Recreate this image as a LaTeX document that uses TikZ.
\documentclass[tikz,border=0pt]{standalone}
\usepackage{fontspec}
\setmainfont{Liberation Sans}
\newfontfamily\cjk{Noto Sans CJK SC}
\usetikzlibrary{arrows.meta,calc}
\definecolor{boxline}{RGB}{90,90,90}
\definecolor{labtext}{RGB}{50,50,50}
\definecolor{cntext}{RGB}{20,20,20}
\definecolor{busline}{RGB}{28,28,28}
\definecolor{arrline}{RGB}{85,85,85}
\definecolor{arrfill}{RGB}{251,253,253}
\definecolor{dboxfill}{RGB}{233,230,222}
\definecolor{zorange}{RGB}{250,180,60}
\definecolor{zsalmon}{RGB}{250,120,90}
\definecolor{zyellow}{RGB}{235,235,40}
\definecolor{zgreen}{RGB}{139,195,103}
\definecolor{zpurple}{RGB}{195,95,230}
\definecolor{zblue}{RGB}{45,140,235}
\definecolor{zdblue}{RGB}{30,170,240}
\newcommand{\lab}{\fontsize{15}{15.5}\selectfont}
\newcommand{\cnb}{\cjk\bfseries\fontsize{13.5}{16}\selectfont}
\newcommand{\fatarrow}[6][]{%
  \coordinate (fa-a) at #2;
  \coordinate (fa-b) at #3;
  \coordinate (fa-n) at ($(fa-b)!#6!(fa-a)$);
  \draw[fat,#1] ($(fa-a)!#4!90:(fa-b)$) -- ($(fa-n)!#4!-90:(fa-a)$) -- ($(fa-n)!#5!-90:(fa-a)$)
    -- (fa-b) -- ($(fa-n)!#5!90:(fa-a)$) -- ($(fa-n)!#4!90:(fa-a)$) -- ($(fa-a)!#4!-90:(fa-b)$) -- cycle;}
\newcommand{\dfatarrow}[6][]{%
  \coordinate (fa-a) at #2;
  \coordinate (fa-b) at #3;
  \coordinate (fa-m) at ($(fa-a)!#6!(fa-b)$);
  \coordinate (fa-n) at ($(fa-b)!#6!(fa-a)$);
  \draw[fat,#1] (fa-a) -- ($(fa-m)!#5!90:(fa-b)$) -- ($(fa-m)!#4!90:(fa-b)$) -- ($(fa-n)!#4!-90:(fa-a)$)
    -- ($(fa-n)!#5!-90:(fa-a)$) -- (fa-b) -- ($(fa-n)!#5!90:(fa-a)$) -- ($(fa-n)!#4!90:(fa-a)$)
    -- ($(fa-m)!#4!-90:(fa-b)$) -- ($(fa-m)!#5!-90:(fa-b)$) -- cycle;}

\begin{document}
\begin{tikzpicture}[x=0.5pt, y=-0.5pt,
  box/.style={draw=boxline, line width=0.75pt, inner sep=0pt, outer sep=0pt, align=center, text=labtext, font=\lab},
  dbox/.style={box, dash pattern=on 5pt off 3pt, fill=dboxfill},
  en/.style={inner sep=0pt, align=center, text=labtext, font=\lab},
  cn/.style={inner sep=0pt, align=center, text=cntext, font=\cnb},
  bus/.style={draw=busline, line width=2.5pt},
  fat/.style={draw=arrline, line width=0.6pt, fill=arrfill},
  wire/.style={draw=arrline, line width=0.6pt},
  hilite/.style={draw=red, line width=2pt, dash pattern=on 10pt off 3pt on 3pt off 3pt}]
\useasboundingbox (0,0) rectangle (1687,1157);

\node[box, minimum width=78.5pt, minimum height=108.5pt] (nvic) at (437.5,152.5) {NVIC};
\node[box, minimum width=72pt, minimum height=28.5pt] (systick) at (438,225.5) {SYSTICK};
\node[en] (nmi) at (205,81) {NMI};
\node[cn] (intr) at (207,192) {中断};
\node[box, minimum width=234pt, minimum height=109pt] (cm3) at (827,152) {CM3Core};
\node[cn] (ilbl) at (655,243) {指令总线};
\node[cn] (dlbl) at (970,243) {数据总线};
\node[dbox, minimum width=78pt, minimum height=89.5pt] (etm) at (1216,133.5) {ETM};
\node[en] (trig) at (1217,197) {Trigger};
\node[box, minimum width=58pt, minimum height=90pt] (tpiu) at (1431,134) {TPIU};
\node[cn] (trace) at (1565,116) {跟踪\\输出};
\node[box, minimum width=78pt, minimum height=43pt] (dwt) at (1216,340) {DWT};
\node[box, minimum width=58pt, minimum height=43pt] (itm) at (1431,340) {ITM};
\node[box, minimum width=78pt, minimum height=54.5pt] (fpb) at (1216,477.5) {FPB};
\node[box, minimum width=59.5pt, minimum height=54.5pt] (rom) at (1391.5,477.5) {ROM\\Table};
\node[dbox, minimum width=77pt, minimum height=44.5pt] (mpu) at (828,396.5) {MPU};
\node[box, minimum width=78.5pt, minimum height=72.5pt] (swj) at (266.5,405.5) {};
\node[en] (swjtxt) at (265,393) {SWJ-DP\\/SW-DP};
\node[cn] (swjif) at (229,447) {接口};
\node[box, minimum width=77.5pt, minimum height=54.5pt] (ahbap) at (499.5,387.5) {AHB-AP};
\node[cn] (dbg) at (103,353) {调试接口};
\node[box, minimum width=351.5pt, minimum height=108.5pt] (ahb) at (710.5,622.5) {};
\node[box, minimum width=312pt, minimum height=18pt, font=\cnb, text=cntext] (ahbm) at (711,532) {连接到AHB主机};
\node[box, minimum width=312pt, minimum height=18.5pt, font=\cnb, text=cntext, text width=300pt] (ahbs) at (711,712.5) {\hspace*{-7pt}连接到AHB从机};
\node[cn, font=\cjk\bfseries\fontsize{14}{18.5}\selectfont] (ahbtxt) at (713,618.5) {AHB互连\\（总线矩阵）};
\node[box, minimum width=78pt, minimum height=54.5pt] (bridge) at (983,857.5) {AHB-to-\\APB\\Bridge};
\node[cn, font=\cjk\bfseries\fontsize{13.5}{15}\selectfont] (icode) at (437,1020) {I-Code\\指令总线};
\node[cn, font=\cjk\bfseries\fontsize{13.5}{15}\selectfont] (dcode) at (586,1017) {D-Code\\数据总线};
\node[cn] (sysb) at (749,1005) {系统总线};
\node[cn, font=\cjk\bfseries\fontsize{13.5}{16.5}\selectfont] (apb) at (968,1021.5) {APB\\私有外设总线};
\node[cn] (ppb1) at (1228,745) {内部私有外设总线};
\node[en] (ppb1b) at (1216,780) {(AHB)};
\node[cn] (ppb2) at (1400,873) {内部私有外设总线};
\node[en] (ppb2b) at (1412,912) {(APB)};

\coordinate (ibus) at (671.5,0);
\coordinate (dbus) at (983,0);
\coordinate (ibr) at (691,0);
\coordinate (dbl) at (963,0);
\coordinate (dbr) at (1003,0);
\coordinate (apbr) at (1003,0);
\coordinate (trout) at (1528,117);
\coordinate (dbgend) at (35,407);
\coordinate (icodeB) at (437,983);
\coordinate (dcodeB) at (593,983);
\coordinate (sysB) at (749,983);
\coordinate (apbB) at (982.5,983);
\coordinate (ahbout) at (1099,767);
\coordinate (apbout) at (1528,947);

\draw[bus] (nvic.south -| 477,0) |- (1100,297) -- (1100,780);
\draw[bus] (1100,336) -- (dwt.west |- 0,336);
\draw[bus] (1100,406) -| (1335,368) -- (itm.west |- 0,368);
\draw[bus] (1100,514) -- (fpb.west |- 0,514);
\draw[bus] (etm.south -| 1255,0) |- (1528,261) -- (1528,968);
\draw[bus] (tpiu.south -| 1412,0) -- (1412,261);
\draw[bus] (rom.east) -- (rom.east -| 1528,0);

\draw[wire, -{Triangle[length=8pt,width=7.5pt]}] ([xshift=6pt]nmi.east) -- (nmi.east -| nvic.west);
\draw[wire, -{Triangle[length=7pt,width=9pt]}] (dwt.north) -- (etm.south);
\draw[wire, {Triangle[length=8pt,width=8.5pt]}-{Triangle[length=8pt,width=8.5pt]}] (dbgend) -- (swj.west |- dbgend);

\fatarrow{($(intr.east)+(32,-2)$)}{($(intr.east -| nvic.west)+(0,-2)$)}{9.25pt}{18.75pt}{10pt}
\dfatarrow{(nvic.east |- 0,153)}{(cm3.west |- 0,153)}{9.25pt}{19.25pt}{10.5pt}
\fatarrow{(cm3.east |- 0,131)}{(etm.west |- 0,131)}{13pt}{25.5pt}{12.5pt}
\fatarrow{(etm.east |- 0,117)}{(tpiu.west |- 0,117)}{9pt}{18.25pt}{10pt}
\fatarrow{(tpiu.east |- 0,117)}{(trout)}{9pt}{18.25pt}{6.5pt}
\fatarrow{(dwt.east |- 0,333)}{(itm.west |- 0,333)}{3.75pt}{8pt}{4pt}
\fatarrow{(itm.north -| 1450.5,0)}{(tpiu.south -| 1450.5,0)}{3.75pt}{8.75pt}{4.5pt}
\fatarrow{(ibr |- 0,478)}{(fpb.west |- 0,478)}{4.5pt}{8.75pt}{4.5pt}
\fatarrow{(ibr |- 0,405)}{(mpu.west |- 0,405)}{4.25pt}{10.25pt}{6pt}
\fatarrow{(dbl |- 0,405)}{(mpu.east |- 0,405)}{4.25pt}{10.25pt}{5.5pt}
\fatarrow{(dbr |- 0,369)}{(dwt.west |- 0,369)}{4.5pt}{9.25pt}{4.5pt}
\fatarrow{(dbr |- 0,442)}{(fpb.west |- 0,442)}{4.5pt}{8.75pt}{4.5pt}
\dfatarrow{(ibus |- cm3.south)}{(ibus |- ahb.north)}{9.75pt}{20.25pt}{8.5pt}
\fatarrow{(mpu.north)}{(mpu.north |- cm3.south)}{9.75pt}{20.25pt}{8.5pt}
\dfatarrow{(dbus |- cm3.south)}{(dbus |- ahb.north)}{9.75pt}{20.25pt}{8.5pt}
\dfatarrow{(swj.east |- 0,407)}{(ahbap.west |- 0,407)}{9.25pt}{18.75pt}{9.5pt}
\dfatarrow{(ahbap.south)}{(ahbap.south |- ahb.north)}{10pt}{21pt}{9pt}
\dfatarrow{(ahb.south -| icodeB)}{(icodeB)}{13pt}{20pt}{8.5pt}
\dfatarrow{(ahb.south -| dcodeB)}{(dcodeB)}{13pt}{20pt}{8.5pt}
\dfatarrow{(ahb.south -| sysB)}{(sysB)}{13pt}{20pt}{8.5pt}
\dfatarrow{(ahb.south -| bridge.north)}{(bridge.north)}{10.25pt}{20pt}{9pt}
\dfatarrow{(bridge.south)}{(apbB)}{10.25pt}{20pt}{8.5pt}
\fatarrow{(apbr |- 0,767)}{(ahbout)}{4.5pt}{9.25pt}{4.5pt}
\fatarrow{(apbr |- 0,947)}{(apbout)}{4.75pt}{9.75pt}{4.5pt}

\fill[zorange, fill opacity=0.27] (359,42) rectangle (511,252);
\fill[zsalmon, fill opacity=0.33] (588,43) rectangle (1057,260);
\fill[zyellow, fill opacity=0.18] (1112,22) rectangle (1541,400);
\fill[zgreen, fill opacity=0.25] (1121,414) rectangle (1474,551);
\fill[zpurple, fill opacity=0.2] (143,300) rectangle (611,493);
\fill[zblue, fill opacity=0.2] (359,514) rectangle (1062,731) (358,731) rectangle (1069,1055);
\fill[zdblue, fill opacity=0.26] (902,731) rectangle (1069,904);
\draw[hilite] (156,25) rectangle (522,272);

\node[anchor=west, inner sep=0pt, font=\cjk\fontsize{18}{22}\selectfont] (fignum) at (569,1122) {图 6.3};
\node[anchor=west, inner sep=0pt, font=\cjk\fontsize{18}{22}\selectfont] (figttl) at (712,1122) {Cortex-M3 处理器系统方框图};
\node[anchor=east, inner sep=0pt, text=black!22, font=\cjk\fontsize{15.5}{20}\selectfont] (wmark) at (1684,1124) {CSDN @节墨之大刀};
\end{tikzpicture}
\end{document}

* * *

• **WRITTEN INSTRUCTION**:
Give back exactly the material above from its opening line to the line bearing "-- ($(fa-m)!#4!-90:(fa-b)$) -- ($(fa-m)!#5!-90:(fa-b)$)".

• **RESULT BELOW**:
Recreate this image as a LaTeX document that uses TikZ.
\documentclass[tikz,border=0pt]{standalone}
\usepackage{fontspec}
\setmainfont{Liberation Sans}
\newfontfamily\cjk{Noto Sans CJK SC}
\usetikzlibrary{arrows.meta,calc}
\definecolor{boxline}{RGB}{90,90,90}
\definecolor{labtext}{RGB}{50,50,50}
\definecolor{cntext}{RGB}{20,20,20}
\definecolor{busline}{RGB}{28,28,28}
\definecolor{arrline}{RGB}{85,85,85}
\definecolor{arrfill}{RGB}{251,253,253}
\definecolor{dboxfill}{RGB}{233,230,222}
\definecolor{zorange}{RGB}{250,180,60}
\definecolor{zsalmon}{RGB}{250,120,90}
\definecolor{zyellow}{RGB}{235,235,40}
\definecolor{zgreen}{RGB}{139,195,103}
\definecolor{zpurple}{RGB}{195,95,230}
\definecolor{zblue}{RGB}{45,140,235}
\definecolor{zdblue}{RGB}{30,170,240}
\newcommand{\lab}{\fontsize{15}{15.5}\selectfont}
\newcommand{\cnb}{\cjk\bfseries\fontsize{13.5}{16}\selectfont}
\newcommand{\fatarrow}[6][]{%
  \coordinate (fa-a) at #2;
  \coordinate (fa-b) at #3;
  \coordinate (fa-n) at ($(fa-b)!#6!(fa-a)$);
  \draw[fat,#1] ($(fa-a)!#4!90:(fa-b)$) -- ($(fa-n)!#4!-90:(fa-a)$) -- ($(fa-n)!#5!-90:(fa-a)$)
    -- (fa-b) -- ($(fa-n)!#5!90:(fa-a)$) -- ($(fa-n)!#4!90:(fa-a)$) -- ($(fa-a)!#4!-90:(fa-b)$) -- cycle;}
\newcommand{\dfatarrow}[6][]{%
  \coordinate (fa-a) at #2;
  \coordinate (fa-b) at #3;
  \coordinate (fa-m) at ($(fa-a)!#6!(fa-b)$);
  \coordinate (fa-n) at ($(fa-b)!#6!(fa-a)$);
  \draw[fat,#1] (fa-a) -- ($(fa-m)!#5!90:(fa-b)$) -- ($(fa-m)!#4!90:(fa-b)$) -- ($(fa-n)!#4!-90:(fa-a)$)
    -- ($(fa-n)!#5!-90:(fa-a)$) -- (fa-b) -- ($(fa-n)!#5!90:(fa-a)$) -- ($(fa-n)!#4!90:(fa-a)$)
    -- ($(fa-m)!#4!-90:(fa-b)$) -- ($(fa-m)!#5!-90:(fa-b)$) -- cycle;}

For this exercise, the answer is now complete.